[Data entries]
□ □ □
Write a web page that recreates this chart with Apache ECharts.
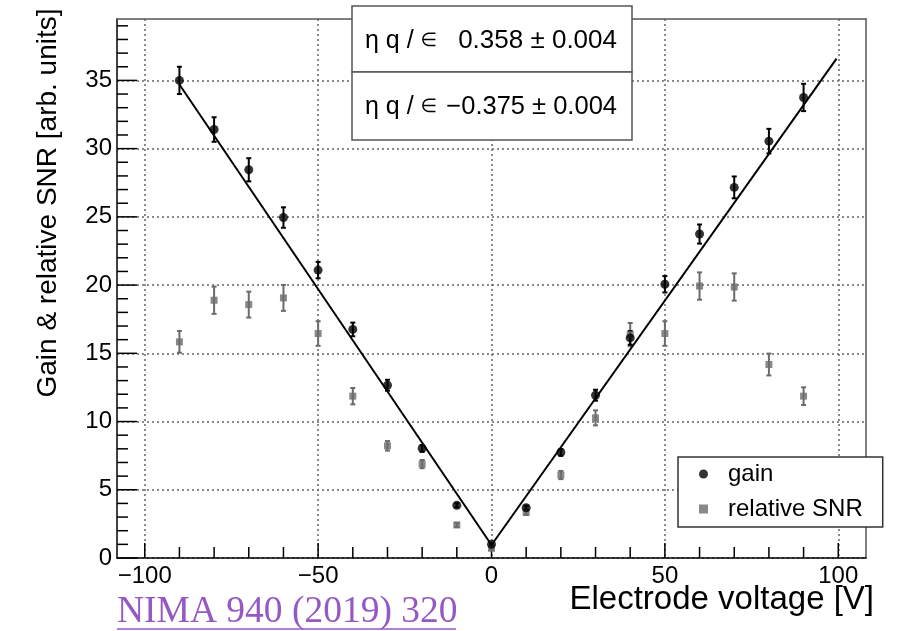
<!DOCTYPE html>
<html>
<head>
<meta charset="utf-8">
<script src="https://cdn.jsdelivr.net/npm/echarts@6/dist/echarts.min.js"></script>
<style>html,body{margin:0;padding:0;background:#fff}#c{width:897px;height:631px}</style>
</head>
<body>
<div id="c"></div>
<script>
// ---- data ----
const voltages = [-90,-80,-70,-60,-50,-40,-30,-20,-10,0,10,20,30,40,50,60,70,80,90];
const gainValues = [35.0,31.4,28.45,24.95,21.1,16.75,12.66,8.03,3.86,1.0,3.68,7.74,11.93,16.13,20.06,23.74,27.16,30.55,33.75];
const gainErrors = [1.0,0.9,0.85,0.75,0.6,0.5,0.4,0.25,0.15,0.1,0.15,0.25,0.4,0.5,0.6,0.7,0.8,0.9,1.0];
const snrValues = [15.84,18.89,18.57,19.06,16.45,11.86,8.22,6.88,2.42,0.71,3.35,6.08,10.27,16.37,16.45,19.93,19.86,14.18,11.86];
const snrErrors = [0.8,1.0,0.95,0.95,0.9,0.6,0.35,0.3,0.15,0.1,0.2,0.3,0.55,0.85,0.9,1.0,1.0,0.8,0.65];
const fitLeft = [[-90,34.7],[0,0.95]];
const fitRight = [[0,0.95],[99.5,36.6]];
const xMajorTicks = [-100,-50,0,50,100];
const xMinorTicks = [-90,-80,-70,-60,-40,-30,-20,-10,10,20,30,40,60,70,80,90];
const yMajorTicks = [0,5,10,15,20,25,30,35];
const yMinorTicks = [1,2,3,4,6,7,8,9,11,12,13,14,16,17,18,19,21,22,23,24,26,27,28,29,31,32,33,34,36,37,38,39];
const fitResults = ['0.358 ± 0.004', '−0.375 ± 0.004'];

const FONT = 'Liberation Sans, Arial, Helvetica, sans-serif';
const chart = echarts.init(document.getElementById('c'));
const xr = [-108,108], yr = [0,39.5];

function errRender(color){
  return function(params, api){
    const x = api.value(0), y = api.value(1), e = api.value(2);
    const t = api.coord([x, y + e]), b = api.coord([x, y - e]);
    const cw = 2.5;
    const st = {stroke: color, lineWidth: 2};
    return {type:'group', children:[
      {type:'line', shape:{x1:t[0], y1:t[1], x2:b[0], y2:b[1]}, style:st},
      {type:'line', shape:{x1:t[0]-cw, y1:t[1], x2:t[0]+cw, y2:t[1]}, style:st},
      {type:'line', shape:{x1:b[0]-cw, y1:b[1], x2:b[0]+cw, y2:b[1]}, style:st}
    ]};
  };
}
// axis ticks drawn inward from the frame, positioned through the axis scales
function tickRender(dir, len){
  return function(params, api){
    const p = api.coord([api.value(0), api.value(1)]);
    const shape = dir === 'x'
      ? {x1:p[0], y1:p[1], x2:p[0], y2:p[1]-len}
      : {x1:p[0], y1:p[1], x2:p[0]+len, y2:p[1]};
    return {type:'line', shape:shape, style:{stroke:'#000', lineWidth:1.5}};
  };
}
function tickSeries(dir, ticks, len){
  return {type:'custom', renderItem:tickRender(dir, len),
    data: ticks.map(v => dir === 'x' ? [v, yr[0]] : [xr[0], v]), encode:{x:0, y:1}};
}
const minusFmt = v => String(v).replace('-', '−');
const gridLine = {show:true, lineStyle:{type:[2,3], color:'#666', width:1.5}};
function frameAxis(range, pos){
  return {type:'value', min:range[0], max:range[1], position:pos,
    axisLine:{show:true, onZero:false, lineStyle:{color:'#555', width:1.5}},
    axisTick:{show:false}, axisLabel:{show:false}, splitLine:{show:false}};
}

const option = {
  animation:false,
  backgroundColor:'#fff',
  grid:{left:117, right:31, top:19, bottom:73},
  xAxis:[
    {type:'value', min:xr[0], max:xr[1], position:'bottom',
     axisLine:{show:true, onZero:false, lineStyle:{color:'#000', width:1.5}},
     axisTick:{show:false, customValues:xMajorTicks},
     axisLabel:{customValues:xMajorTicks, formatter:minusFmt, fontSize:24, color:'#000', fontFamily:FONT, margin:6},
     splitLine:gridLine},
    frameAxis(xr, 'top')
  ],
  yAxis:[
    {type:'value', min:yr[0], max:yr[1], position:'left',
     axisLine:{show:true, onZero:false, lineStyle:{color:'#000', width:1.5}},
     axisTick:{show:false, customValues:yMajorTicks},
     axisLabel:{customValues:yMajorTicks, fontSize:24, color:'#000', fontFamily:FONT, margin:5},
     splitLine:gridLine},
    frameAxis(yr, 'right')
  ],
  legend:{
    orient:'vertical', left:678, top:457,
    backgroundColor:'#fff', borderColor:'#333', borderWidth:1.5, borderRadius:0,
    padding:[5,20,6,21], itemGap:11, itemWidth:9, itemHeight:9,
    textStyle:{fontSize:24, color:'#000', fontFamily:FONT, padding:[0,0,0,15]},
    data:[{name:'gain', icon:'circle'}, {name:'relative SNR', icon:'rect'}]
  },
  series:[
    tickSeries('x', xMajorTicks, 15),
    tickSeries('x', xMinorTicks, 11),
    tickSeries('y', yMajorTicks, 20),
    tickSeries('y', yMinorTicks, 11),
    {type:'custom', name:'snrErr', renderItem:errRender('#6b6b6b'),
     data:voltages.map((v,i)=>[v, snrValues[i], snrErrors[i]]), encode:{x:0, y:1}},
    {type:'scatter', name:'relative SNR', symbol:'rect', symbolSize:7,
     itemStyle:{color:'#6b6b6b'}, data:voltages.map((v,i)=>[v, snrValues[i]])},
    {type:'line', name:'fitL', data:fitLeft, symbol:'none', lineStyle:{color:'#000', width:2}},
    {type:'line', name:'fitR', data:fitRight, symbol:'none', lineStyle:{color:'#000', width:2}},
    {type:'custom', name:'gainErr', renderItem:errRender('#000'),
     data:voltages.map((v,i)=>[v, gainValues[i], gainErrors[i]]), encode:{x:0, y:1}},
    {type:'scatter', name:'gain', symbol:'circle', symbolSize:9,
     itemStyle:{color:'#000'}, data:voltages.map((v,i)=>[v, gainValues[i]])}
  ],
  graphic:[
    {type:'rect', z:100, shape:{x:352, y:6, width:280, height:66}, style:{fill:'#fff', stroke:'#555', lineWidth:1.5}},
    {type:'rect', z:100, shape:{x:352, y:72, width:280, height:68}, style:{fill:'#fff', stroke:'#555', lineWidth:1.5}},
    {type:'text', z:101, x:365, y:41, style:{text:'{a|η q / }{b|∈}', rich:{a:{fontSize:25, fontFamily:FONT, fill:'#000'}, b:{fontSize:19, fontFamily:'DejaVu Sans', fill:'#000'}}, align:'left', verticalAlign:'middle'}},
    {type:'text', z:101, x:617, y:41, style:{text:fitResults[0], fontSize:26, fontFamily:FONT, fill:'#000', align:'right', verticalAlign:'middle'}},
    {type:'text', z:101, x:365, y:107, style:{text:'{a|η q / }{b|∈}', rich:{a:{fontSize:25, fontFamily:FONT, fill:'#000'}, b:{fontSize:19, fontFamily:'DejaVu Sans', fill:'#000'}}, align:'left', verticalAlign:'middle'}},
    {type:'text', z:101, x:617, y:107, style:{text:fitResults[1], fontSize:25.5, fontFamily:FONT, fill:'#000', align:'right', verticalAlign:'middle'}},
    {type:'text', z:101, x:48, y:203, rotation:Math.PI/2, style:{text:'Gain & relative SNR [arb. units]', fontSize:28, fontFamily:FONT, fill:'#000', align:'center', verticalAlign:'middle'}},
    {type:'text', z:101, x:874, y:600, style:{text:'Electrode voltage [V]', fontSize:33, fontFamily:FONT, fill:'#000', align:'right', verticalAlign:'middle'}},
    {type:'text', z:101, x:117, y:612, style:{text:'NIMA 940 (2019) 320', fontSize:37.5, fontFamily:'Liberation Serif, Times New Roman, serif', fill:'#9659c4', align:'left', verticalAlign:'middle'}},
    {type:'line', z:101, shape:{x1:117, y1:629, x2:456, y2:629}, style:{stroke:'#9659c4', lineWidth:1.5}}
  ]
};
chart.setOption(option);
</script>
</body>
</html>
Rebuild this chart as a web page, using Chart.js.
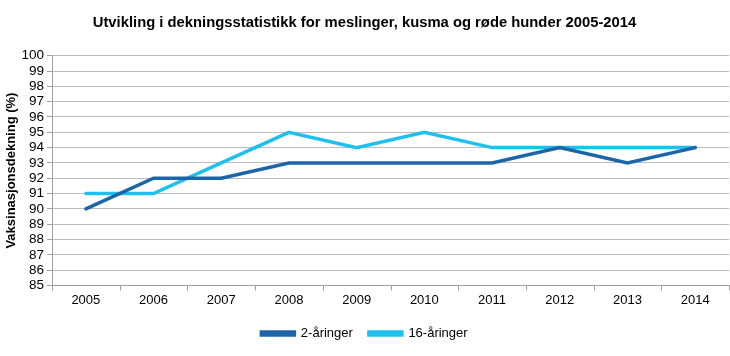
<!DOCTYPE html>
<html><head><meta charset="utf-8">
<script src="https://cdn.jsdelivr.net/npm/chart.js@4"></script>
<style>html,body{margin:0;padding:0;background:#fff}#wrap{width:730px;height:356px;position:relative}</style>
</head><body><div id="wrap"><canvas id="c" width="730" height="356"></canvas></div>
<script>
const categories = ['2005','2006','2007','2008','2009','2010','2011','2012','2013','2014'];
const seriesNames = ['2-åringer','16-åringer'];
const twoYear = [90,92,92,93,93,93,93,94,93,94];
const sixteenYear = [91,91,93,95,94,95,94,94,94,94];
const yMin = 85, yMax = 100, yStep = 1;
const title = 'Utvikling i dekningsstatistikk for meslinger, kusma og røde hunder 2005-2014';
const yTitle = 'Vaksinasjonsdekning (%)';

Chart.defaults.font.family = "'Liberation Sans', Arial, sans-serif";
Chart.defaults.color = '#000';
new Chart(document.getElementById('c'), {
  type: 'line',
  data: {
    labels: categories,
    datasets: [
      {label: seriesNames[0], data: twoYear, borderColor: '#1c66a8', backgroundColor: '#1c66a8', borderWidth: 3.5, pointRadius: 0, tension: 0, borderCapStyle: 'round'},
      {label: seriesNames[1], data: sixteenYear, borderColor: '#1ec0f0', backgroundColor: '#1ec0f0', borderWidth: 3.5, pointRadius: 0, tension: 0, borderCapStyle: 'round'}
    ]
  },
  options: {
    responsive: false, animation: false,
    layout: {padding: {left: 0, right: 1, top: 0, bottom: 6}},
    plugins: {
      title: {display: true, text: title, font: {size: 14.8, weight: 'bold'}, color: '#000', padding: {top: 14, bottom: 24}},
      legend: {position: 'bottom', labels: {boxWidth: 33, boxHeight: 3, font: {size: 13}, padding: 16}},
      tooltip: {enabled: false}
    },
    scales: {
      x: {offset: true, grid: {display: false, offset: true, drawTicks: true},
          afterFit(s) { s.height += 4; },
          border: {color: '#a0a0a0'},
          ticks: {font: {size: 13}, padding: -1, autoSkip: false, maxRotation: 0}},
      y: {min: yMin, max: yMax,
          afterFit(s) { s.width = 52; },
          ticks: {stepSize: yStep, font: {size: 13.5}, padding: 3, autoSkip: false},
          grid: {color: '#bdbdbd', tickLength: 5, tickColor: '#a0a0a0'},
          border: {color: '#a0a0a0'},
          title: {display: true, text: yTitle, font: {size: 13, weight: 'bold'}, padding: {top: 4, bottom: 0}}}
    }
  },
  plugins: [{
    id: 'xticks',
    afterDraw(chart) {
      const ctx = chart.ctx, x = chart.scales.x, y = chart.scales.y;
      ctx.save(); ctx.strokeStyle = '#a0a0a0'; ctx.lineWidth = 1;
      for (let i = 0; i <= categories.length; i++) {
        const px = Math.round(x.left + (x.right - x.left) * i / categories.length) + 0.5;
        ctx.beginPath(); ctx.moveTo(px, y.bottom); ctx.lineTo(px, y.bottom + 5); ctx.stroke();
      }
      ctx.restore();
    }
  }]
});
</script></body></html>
□ □ □
=== Goal of the exercise ===
Output word for word the lines running from the one containing "Rebuild this chart" to the one containing "const yTitle = 'Vaksinasjonsdekning (%)';", both included, leaving out the pictures.

=== Expected answer ===
Rebuild this chart as a web page, using Chart.js.
<!DOCTYPE html>
<html><head><meta charset="utf-8">
<script src="https://cdn.jsdelivr.net/npm/chart.js@4"></script>
<style>html,body{margin:0;padding:0;background:#fff}#wrap{width:730px;height:356px;position:relative}</style>
</head><body><div id="wrap"><canvas id="c" width="730" height="356"></canvas></div>
<script>
const categories = ['2005','2006','2007','2008','2009','2010','2011','2012','2013','2014'];
const seriesNames = ['2-åringer','16-åringer'];
const twoYear = [90,92,92,93,93,93,93,94,93,94];
const sixteenYear = [91,91,93,95,94,95,94,94,94,94];
const yMin = 85, yMax = 100, yStep = 1;
const title = 'Utvikling i dekningsstatistikk for meslinger, kusma og røde hunder 2005-2014';
const yTitle = 'Vaksinasjonsdekning (%)';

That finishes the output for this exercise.